On or about May 15, 1996, Loewen and nonparty Bankers Trust Company entered into a collateral trust agreement, which secured certain of Loewen's existing loans and notes and provided a mechanism whereby any additional debt obligations issued by Loewen in the future could also be secured when issued.   Specifically, Bankers Trust, as collateral trustee, maintained a Secured Indebtedness Register so that once an “additional secured indebtedness registration statement” (ASIRS) was added to the register, the additional debt obligation covered by that registration statement was entitled to rank pari passu and be secured under the CTA equally and ratably with other senior secured indebtedness, regardless of when the indebtedness was issued.   Pursuant to the indentures and the ASIRS, State Street assumed the contractual obligation to deliver to Bankers Trust a registration statement for any additional secured indebtedness.   It is undisputed that no registration statement was delivered to Bankers Trust for two such additional debt issues, with the result that when Loewen declared bankruptcy, plaintiffs, as holders of the notes, were obliged to settle for less than they would have received had the notes been at par with other secured debt.   Plaintiffs' claims for breach of contract, breach of duties under the Trust Indenture Act of 1939 (15 U.S.C. § 77aaa, et seq.), breach of fiduciary duty as an indenture trustee and as a secured party representative, and negligence are based upon State Street's failure to deliver the ASIRS documentation to Bankers Trust as required.

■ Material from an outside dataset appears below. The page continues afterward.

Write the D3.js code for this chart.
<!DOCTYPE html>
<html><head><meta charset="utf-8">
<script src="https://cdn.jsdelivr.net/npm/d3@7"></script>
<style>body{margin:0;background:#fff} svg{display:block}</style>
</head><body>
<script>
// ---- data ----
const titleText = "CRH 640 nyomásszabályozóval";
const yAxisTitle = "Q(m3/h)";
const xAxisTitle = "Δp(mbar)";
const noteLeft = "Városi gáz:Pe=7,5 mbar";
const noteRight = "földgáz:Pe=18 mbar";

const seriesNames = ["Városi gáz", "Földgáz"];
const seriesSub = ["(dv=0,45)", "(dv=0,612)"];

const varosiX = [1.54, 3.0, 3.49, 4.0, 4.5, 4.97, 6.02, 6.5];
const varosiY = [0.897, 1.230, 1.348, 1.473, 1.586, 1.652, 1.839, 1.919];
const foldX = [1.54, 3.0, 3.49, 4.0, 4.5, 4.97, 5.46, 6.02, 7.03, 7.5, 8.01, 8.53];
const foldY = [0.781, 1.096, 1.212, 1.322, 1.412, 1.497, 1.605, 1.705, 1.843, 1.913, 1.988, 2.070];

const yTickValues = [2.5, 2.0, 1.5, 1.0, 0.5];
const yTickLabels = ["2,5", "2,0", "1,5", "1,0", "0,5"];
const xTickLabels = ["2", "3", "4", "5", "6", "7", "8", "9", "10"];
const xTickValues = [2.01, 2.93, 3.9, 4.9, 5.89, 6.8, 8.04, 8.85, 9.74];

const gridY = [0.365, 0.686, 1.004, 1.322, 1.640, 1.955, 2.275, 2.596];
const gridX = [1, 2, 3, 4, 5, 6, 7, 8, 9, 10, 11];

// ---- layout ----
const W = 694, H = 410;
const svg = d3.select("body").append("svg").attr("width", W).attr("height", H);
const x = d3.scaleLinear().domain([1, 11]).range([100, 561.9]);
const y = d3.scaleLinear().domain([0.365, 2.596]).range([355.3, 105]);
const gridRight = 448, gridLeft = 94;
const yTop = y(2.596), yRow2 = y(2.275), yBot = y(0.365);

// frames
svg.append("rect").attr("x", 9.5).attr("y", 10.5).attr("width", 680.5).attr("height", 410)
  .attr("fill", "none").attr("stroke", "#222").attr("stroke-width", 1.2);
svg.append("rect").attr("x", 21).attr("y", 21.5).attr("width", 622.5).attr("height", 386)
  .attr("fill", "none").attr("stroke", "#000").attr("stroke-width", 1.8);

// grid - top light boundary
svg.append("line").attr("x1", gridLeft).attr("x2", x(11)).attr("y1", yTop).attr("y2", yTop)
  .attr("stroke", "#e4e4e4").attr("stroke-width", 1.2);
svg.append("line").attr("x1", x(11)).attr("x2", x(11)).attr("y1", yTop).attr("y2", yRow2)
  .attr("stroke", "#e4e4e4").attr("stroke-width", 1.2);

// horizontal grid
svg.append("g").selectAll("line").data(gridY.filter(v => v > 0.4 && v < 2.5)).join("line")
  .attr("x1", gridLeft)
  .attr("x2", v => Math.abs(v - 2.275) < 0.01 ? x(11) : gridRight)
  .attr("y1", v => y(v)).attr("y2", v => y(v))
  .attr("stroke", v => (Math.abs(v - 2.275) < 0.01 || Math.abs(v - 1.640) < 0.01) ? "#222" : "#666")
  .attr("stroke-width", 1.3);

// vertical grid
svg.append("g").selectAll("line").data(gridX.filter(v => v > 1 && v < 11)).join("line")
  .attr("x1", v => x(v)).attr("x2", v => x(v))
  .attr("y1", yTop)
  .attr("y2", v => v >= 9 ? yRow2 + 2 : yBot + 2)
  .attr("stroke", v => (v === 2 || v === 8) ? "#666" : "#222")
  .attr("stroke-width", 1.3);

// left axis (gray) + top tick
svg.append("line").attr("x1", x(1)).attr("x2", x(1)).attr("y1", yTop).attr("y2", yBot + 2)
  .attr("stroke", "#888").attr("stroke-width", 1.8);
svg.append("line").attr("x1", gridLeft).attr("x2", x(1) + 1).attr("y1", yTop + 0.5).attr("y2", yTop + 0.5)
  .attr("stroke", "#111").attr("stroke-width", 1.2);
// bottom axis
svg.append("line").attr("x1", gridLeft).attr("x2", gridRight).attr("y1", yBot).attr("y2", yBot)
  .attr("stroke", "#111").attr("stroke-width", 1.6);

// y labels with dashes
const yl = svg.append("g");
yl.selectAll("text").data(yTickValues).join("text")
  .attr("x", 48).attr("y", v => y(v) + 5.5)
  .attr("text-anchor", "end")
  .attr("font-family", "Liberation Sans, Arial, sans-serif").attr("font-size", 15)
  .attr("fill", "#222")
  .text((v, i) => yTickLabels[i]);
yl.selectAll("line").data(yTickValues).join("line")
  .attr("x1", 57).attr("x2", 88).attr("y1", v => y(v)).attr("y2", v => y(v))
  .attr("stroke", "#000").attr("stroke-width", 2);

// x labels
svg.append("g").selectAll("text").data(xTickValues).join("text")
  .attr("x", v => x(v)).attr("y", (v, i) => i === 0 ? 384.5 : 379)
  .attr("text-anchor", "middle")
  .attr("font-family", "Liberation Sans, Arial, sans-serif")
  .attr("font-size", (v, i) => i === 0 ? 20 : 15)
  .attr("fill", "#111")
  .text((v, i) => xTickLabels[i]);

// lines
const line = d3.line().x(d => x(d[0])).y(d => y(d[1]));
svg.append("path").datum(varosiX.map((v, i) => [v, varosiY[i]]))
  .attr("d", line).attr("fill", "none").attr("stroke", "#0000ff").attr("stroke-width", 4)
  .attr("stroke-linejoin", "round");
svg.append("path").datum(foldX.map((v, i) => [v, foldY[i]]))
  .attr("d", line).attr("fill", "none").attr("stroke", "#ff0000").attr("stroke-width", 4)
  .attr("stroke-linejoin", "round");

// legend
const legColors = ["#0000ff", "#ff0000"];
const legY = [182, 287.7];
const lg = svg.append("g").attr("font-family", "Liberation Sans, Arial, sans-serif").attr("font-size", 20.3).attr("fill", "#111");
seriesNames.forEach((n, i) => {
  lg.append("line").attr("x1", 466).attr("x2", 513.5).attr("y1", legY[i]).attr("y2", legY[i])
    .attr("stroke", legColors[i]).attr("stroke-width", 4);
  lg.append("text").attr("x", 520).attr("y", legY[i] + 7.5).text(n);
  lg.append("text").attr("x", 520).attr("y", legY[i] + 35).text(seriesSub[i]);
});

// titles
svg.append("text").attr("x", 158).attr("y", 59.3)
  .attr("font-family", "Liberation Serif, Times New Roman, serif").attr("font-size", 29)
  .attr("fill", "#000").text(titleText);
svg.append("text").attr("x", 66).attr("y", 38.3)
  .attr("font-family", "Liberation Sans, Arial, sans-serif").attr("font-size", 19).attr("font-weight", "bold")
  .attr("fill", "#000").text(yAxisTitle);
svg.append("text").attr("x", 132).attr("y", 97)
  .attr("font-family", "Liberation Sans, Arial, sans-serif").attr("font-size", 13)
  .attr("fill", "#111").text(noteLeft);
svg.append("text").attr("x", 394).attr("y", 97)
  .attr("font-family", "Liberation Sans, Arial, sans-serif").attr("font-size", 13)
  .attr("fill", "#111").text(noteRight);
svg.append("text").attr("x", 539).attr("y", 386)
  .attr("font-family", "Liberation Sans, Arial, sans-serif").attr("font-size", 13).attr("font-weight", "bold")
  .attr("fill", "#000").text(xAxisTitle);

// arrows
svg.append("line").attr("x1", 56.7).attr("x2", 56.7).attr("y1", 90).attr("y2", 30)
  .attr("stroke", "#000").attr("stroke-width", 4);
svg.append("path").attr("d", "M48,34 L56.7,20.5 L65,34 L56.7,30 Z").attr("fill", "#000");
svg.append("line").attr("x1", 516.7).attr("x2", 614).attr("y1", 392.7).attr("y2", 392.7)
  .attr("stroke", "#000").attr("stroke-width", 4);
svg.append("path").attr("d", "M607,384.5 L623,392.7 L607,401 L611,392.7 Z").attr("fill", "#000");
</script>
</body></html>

Although the indentures pursuant to which the subject notes were issued contained provisions obligating Loewen to indemnify State Street and hold it harmless against loss or liability incurred by, or arising out of, its administration of the trust, subsequent to the issue of the indentures in question, Loewen underwent bankruptcy reorganization, and the fourth amended joint plan of reorganization contained a provision that released State Street from, in part, any claims or liabilities that, if enforced against it, would allow it to demand indemnification from Loewen.   Although plaintiffs do not dispute that this release is binding upon them, they nonetheless contend that such release does not affect any of their claims against State Street, including those for breach of contract, inasmuch as, under the express terms of the indentures, State Street has no right of indemnification for any loss or liability “to the extent incurred by [State Street] through its negligence, bad faith or willful misconduct.”

However, none of the first three causes of action, alleging State Street's breach of the ASIRS and indentures, and breach of its co-extensive duties under the Trust Indenture Act (see Semi-Tech Litig. v. Bankers Trust Co., 353 F.Supp.2d 460, 472 [S.D.N.Y. 2005], affd. 450 F.3d 121 [2006] ), are predicated upon State Street's negligence, bad faith or wilful misconduct.   Thus, as found by the motion court, such causes of action are plainly barred by the release and, accordingly, were properly dismissed by the motion court.   As for the remaining causes, purporting to allege breach of fiduciary duty and negligence, they too should have been dismissed since they are essentially duplicative of the claims for breach of contract.   Notwithstanding the wording of the fourth, fifth and sixth causes of action, purporting to allege State Street's breach of its fiduciary duty as an indenture trustee and as plaintiffs' representative, as well as negligence, it is apparent that plaintiffs have not alleged the breach of an extra-contractual duty redressable in tort (see Clark-Fitzpatrick, Inc. v. Long Is. R.R. Co., 70 N.Y.2d 382, 388-389, 521 N.Y.S.2d 653, 516 N.E.2d 190 [1987] ).